The authorities imposed curfew in the area and security forces launched a search operation to apprehend the facilitators of the bomber.
A witness said that he heard two blasts, the first small and the second was powerful. "I was 30-40 feet away from the attacks when I heard blasts and five people including a child fell on the road," the witness said.
The entire area has been cordoned off and all the shops and markets located on the road have been closed down, witnesses said.
Meanwhile, five foreigners among 105 suspects were arrested in Rawalpindi, the garrison city near the capital Islamabad, during search operation conducted by security forces, local TV channel reported.
Security forces have stepped up its search operation in the wake of recent terror wave in the country.
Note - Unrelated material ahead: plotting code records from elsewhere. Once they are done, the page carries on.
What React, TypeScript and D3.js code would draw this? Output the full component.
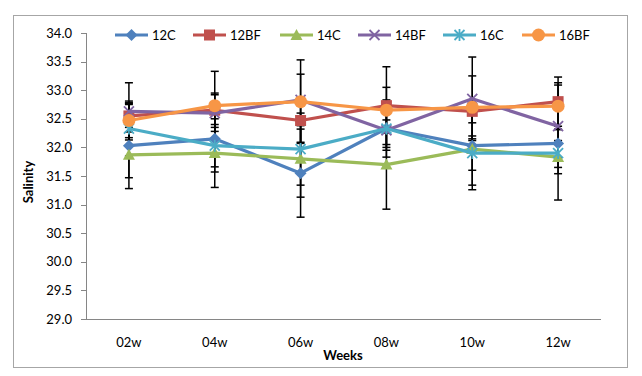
import React from "react";
import * as d3 from "d3";

const weeks = ["02w", "04w", "06w", "08w", "10w", "12w"];
const seriesNames = ["12C", "12BF", "14C", "14BF", "16C", "16BF"];
const colors = ["#4F81BD", "#C0504D", "#9BBB59", "#8064A2", "#4BACC6", "#F79646"];
const markers = ["diamond", "square", "triangle", "x", "star", "circle"];

const v12C = [32.03, 32.15, 31.55, 32.33, 32.03, 32.07];
const v12BF = [32.55, 32.65, 32.47, 32.73, 32.63, 32.8];
const v14C = [31.87, 31.9, 31.8, 31.7, 31.97, 31.83];
const v14BF = [32.63, 32.6, 32.83, 32.3, 32.85, 32.37];
const v16C = [32.33, 32.03, 31.97, 32.33, 31.9, 31.9];
const v16BF = [32.47, 32.73, 32.8, 32.65, 32.7, 32.72];

const e12C = [0.75, 0.58, 0.77, 0.38, 0.69, 0.25];
const e12BF = [0.2, 0.3, 0.38, 0.68, 0.2, 0.43];
const e14C = [0.4, 0.6, 0.67, 0.78, 0.71, 0.29];
const e14BF = [0.5, 0.32, 0.45, 0.3, 0.73, 0.72];
const e16C = [0.48, 0.37, 0.63, 0.5, 0.3, 0.82];
const e16BF = [0.3, 0.6, 0.73, 0.4, 0.55, 0.41];

const yTicks = [29.0, 29.5, 30.0, 30.5, 31.0, 31.5, 32.0, 32.5, 33.0, 33.5, 34.0];

const values = [v12C, v12BF, v14C, v14BF, v16C, v16BF];
const errors = [e12C, e12BF, e14C, e14BF, e16C, e16BF];

const FONT = "Lato, 'Open Sans', sans-serif";

function Marker({ type, x, y, color }: { type: string; x: number; y: number; color: string }) {
  switch (type) {
    case "diamond":
      return <path d={`M${x},${y - 6}L${x + 6},${y}L${x},${y + 6}L${x - 6},${y}Z`} fill={color} />;
    case "square":
      return <rect x={x - 5.5} y={y - 5.5} width={11} height={11} fill={color} />;
    case "triangle":
      return <path d={`M${x},${y - 6}L${x + 6},${y + 5}L${x - 6},${y + 5}Z`} fill={color} />;
    case "x":
      return (
        <path d={`M${x - 5},${y - 5}L${x + 5},${y + 5}M${x - 5},${y + 5}L${x + 5},${y - 5}`} stroke={color} strokeWidth={1.8} fill="none" />
      );
    case "star":
      return (
        <path
          d={`M${x - 5},${y - 5}L${x + 5},${y + 5}M${x - 5},${y + 5}L${x + 5},${y - 5}M${x},${y - 6}L${x},${y + 6}`}
          stroke={color}
          strokeWidth={1.8}
          fill="none"
        />
      );
    default:
      return <circle cx={x} cy={y} r={6.5} fill={color} />;
  }
}

export default function App() {
  const W = 642;
  const H = 376;
  const left = 86;
  const right = 601;
  const top = 33;
  const bottom = 319;

  const x = d3.scaleBand<string>().domain(weeks).range([left, right]);
  const cx = (w: string) => (x(w) as number) + x.bandwidth() / 2;
  const y = d3.scaleLinear().domain([29, 34]).range([bottom, top]);

  const line = d3
    .line<number>()
    .x((_, i) => cx(weeks[i]))
    .y((d) => y(d));

  const legendX = [115, 193, 280, 358, 443, 522];

  return (
    <svg width={W} height={H} style={{ position: "absolute", left: 0, top: 0 }} fontFamily={FONT}>
      <rect x={0} y={0} width={W} height={H} fill="#fff" />
      <rect x={13.5} y={15.5} width={614} height={352} fill="#fff" stroke="#a6a6a6" strokeWidth={1} />

      {/* axes */}
      <line x1={left + 0.5} x2={left + 0.5} y1={top} y2={bottom} stroke="#868686" />
      <line x1={left} x2={right} y1={bottom + 0.5} y2={bottom + 0.5} stroke="#868686" />
      {yTicks.map((t) => (
        <g key={t}>
          <line x1={left - 5} x2={left} y1={Math.round(y(t)) + 0.5} y2={Math.round(y(t)) + 0.5} stroke="#868686" />
          <text x={72} y={y(t)} dy="0.35em" textAnchor="end" fontSize={13} fill="#000">
            {t.toFixed(1)}
          </text>
        </g>
      ))}
      {weeks.map((w) => (
        <text key={w} x={cx(w)} y={342} dy="0.35em" textAnchor="middle" fontSize={13} fill="#000">
          {w}
        </text>
      ))}
      <text x={343} y={355} dy="0.35em" textAnchor="middle" fontSize={13} fontWeight="bold">
        Weeks
      </text>
      <text transform={`translate(28,182) rotate(-90)`} dy="0.35em" textAnchor="middle" fontSize={13} fontWeight="bold">
        Salinity
      </text>

      {/* error bars */}
      {values.map((vals, si) =>
        vals.map((v, i) => {
          const px = cx(weeks[i]);
          const hi = y(v + errors[si][i]);
          const lo = y(v - errors[si][i]);
          return (
            <g key={`e${si}-${i}`} stroke="#000" strokeWidth={1.5}>
              <line x1={px} x2={px} y1={hi} y2={lo} />
              <line x1={px - 4} x2={px + 4} y1={hi} y2={hi} />
              <line x1={px - 4} x2={px + 4} y1={lo} y2={lo} />
            </g>
          );
        })
      )}

      {/* lines + markers */}
      {values.map((vals, si) => (
        <g key={`s${si}`}>
          <path d={line(vals) || ""} fill="none" stroke={colors[si]} strokeWidth={3.2} strokeLinejoin="round" />
          {vals.map((v, i) => (
            <Marker key={i} type={markers[si]} x={cx(weeks[i])} y={y(v)} color={colors[si]} />
          ))}
        </g>
      ))}

      {/* legend */}
      {seriesNames.map((n, si) => (
        <g key={n}>
          <line x1={legendX[si]} x2={legendX[si] + 33} y1={35} y2={35} stroke={colors[si]} strokeWidth={3.2} />
          <Marker type={markers[si]} x={legendX[si] + 16.5} y={35} color={colors[si]} />
          <text x={legendX[si] + 37} y={35} dy="0.35em" fontSize={13} fill="#000">
            {n}
          </text>
        </g>
      ))}
    </svg>
  );
}
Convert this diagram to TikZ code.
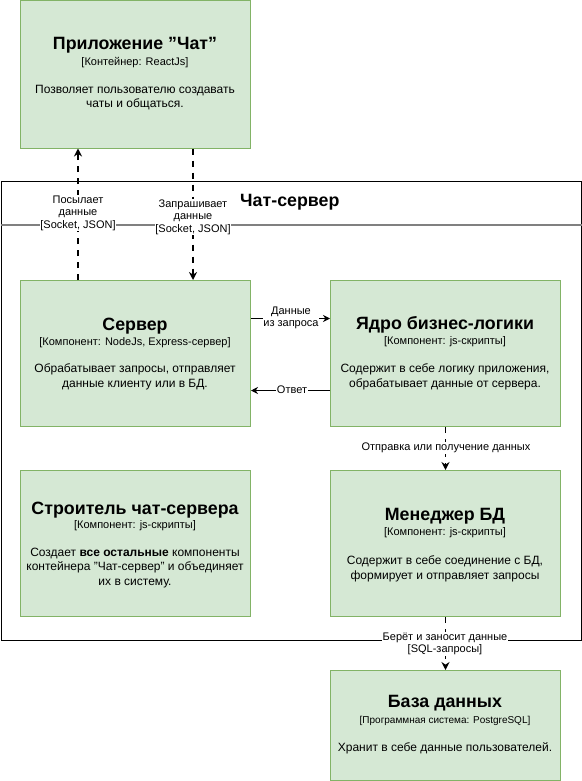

In 2008, Pakistani security forces had launched major operation against the militants in Swat valley and killed hundreds of Taliban and took control of the whole area.
Chief of Tehrik-e-Taliban Pakistan (TTP) Swat Maulana Fazaluallah, who led insurgents in bloody fighting against the army, is still at large. An army commander in Swat said on Saturday that the security forces are after Fazaullah and that he would be captured soon.
Pakistani Interior Minister Rehman Malik said that as the TTP has suffered defeat in tribal regions and Swat now they have launched guerrilla attacks in cities.
A series of suicide attacks on army and bomb blasts in public places killed over 50 people and injured more than 100 others in the eastern city of Lahore on Friday.
Taliban claimed responsibility for the attacks.